I honestly can believe it’s already august. Where did my summer go? I have been so busy with the baby, blog , school and several projects that 24 hours just isn’t enough anymore. I wonder how people like Gordon Ramsay manage to balance it all.
So August is DIY month on 9jafoodie.com! who is excited ? we will feature recipe for things that you will typically buy premade. These are invaluable skills for times when you might not have access or when you feel safer with homemade products.
We are kicking things off with ponmo (cow skin). Ever wondered how ponmo is made? ponmo is a much beloved part of Nigerian cuisine, it’s used extensively from popular stews like Ayamase and Buka stew, to soups like vegetable soup and Onugbu . There is just something about properly cooked ponmo that is magical.I especially love when it’s slow cooked in stew and the sauce find its way into the crevices of the ponmo and when you bite into it, the sauce oozes out of all corner (Ho dear)
Take a moment to appreciate these ponmo perfection
If you live in Nigeria, oya look away and run along. Ho wait, maybe you need this as well, we have all heard those scary stories of ponmo sellers injecting it with all sorts in order for the ponmo to look thick and plump. You might want to make your own if food safety is of great importance to you.
This post is specially dedicated to Nigerians in the diaspora. Most of us have taken to buying our meat from farms, but, we often don’t know how to get that ultimate local Nigeria pomo from the cow skin we get .
Now, you know how they say there is more than one way to skin a cat? Well, that is also true for ponmo.

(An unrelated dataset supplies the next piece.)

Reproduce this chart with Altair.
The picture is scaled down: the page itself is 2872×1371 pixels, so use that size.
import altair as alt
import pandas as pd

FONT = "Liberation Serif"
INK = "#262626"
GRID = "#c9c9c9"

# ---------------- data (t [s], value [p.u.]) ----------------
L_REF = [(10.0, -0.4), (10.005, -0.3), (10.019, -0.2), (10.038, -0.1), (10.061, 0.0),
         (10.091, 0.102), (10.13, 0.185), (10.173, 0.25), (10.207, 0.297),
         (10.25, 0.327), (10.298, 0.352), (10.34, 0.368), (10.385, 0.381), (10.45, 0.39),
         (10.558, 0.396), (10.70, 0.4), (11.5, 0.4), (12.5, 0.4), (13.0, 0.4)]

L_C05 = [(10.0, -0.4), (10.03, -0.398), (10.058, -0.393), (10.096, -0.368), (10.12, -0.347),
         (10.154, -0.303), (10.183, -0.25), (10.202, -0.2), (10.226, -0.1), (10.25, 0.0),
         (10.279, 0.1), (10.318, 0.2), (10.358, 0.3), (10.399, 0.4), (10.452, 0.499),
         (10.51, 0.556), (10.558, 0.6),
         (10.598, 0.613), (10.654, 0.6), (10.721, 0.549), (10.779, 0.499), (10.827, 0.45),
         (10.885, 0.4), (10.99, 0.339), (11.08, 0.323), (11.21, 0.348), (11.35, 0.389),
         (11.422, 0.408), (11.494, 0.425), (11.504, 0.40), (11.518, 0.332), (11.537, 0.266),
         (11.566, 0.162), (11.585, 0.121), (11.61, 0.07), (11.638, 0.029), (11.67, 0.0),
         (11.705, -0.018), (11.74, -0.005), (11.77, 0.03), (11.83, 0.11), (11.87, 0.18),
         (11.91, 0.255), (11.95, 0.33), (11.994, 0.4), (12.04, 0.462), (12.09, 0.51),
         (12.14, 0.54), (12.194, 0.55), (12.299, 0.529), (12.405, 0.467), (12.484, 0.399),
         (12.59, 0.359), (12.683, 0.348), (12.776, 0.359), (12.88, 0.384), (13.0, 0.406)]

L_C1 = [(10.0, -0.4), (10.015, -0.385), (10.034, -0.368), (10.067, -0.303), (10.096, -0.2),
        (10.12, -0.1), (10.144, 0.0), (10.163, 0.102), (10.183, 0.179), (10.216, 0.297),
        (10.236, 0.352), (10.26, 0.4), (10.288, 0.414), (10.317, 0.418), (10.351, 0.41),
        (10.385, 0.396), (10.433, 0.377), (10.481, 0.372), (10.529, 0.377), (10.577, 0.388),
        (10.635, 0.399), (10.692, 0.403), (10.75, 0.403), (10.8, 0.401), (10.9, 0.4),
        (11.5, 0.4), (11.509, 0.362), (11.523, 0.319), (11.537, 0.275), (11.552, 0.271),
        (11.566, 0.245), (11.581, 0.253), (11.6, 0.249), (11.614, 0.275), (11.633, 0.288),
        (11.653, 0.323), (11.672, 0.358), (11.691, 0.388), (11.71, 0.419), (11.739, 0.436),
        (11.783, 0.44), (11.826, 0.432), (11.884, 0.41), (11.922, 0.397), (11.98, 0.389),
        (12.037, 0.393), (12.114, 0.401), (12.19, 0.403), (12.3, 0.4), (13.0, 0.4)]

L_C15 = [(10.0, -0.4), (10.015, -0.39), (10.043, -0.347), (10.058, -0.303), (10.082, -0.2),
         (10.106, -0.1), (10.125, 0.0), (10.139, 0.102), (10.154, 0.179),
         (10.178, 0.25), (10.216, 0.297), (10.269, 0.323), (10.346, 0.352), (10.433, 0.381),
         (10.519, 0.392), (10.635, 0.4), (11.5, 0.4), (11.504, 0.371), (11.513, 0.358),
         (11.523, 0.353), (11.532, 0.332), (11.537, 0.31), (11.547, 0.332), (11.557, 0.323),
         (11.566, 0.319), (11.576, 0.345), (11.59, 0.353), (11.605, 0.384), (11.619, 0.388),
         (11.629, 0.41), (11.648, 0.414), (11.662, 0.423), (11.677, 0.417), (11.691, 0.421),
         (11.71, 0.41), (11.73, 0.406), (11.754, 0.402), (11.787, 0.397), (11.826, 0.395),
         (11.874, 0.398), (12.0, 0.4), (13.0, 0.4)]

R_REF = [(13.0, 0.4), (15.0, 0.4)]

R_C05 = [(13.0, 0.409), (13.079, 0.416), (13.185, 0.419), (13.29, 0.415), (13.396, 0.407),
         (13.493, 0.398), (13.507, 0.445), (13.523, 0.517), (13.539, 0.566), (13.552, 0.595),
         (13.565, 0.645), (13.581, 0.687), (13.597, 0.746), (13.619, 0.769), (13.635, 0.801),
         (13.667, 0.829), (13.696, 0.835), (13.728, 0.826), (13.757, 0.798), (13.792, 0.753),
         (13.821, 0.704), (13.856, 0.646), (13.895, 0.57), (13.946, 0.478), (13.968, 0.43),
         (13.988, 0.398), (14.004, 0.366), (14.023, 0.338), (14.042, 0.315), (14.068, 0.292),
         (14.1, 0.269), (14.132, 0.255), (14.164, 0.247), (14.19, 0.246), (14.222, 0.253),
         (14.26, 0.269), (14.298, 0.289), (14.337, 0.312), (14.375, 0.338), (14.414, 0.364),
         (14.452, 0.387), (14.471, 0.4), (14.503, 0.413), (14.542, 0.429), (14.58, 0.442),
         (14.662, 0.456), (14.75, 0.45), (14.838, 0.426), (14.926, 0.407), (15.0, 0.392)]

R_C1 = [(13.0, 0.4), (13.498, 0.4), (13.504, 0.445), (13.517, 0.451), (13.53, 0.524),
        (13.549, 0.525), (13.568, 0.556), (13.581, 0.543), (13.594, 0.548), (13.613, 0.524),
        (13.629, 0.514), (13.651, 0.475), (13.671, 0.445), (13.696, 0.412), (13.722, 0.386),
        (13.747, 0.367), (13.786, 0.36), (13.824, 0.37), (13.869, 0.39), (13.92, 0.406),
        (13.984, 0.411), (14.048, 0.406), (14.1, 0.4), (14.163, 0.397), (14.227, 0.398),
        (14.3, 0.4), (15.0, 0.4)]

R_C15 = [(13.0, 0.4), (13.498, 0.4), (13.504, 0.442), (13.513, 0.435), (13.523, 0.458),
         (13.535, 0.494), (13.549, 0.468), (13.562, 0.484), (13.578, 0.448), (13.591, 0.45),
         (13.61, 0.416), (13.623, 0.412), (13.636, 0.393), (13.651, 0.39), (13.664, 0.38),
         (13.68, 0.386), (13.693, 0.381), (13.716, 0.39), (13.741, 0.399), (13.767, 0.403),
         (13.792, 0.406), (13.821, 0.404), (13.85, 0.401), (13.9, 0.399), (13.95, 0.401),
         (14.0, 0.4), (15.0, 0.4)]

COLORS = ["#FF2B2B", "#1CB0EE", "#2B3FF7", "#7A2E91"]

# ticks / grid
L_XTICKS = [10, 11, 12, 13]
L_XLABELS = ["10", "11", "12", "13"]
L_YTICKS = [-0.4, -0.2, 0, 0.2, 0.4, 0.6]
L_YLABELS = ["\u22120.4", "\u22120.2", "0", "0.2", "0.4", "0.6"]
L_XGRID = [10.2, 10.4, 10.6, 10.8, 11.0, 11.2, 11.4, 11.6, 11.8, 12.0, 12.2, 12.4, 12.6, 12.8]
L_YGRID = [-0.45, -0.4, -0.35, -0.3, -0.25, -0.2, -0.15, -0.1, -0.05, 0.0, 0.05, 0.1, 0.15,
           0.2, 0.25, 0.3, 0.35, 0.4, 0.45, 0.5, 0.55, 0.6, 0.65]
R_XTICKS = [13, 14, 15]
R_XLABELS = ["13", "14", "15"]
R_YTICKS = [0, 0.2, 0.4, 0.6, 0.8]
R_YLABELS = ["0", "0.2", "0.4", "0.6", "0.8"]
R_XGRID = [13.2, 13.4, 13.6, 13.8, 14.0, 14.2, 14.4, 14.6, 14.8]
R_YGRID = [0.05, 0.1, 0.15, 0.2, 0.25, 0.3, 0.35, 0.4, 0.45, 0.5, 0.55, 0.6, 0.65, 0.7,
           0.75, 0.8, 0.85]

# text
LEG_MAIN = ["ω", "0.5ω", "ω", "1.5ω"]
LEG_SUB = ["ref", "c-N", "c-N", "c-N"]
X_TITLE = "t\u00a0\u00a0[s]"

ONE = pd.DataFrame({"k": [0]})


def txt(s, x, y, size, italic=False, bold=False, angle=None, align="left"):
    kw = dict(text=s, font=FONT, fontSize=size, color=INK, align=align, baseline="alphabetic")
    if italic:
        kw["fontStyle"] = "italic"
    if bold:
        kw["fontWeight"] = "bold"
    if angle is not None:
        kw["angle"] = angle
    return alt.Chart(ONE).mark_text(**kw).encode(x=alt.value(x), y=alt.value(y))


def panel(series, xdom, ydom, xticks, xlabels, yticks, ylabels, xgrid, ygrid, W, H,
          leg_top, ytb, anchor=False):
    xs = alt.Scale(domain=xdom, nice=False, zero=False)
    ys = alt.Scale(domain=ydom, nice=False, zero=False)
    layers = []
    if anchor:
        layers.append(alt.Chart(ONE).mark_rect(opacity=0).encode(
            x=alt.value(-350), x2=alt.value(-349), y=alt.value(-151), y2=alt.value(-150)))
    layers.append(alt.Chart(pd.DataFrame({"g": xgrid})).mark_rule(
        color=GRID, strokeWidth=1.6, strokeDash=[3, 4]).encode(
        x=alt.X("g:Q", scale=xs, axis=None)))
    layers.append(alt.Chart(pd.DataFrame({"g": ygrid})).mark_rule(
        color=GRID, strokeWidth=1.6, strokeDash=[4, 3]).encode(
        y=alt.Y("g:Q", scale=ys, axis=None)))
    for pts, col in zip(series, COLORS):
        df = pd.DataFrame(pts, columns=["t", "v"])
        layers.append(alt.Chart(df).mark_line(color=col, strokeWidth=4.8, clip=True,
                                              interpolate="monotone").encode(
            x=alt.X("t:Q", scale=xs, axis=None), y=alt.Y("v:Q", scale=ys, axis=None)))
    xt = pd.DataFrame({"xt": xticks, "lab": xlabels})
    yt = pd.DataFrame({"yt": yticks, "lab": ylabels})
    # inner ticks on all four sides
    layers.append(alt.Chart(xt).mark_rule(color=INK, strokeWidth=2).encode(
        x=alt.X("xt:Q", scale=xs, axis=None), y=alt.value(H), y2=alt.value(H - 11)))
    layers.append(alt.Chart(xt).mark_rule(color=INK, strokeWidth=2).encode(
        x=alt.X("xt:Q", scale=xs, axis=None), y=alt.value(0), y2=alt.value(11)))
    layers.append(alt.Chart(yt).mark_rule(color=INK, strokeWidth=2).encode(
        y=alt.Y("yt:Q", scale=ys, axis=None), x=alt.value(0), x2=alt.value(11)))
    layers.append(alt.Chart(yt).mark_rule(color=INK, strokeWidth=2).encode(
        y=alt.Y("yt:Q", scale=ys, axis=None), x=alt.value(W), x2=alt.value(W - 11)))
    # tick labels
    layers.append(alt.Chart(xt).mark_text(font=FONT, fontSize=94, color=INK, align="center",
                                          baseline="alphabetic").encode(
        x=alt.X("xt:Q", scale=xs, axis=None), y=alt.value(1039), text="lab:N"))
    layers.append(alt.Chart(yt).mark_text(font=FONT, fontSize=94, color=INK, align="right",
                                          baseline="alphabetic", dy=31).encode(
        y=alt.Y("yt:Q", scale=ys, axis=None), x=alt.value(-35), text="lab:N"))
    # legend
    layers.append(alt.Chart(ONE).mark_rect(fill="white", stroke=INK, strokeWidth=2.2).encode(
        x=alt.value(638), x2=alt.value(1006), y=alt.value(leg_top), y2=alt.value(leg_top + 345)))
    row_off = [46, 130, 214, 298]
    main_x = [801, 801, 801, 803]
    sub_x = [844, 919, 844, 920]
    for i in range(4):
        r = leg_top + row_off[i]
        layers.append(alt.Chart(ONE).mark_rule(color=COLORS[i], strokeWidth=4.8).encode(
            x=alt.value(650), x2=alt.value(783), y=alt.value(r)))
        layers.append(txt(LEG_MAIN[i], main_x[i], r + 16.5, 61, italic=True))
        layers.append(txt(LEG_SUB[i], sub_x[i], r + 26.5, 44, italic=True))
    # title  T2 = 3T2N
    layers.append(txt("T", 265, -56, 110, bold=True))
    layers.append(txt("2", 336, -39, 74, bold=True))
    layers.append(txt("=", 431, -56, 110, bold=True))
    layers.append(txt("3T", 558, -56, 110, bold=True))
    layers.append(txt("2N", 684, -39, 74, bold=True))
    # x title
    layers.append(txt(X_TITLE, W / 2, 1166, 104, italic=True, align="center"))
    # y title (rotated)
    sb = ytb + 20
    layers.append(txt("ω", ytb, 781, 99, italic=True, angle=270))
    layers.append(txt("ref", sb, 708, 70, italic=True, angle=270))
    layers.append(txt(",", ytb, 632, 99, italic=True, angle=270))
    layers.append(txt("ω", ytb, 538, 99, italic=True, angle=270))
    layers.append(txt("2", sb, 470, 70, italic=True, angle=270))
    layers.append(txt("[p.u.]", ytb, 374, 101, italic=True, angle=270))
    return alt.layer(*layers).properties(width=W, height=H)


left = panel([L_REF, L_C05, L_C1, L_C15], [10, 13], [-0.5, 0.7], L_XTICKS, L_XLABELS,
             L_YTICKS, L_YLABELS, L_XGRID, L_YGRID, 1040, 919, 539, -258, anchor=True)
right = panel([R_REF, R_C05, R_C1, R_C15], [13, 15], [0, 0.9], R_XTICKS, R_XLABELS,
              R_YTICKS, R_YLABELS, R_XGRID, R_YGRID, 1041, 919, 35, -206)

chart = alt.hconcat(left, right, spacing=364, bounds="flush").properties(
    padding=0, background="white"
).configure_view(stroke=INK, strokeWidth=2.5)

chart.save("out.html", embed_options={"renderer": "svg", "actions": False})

There are several ways to do it, but this is my favorite method for home cooks.
Smoked cow skin (this is done to remove hair from the skin. it’s typically done at the farm or abattoir)
- Start by cutting the cow skin into large pieces you can handle
- Scrape off the back of the skin to remove dirt
- Remove any excess meat that might be on the inside of the ponmo. Wash the ponmo under running water. Pat dry
- Preheat oven to 400f and line an oven tray with some foil
- Place the ponmo pieces on the lined tray and place in the oven. Bake until pieces are curled and dried. (25-30 minutes)
- Remove ponmo from the oven. Place curled pieces in a large pot and cover with water. (I used a pressure cooker). Cook for 30-45 minutes . Remove cooked ponmo from water and set aside to cool. Cut into smaller pieces
Alternatively: Process further
- Place a large pot on medium-high heat and fill with oil. Heat up oil. Place cooled ponmo pieces in oil and fry until crispy. Remove from oil and set aside.
- Place fried ponmo pieces in a large bowl, cover with water and allow to rehydrate overnight.
Ponmo is ready to use in your favorite soups and stews. Fried ponmo require less boiling time.
Note: The end color of your ponmo is determined by the color of the cow as well as scraping. black and white cow will typically produce white ponmo while brown cows produce brown ponmo.
Local sellers usually scrape the processed ponmo until the complete outer layer is removed .
Are you encouraged to make your own ponmo at home?
What other DIY recipes will you like to learn?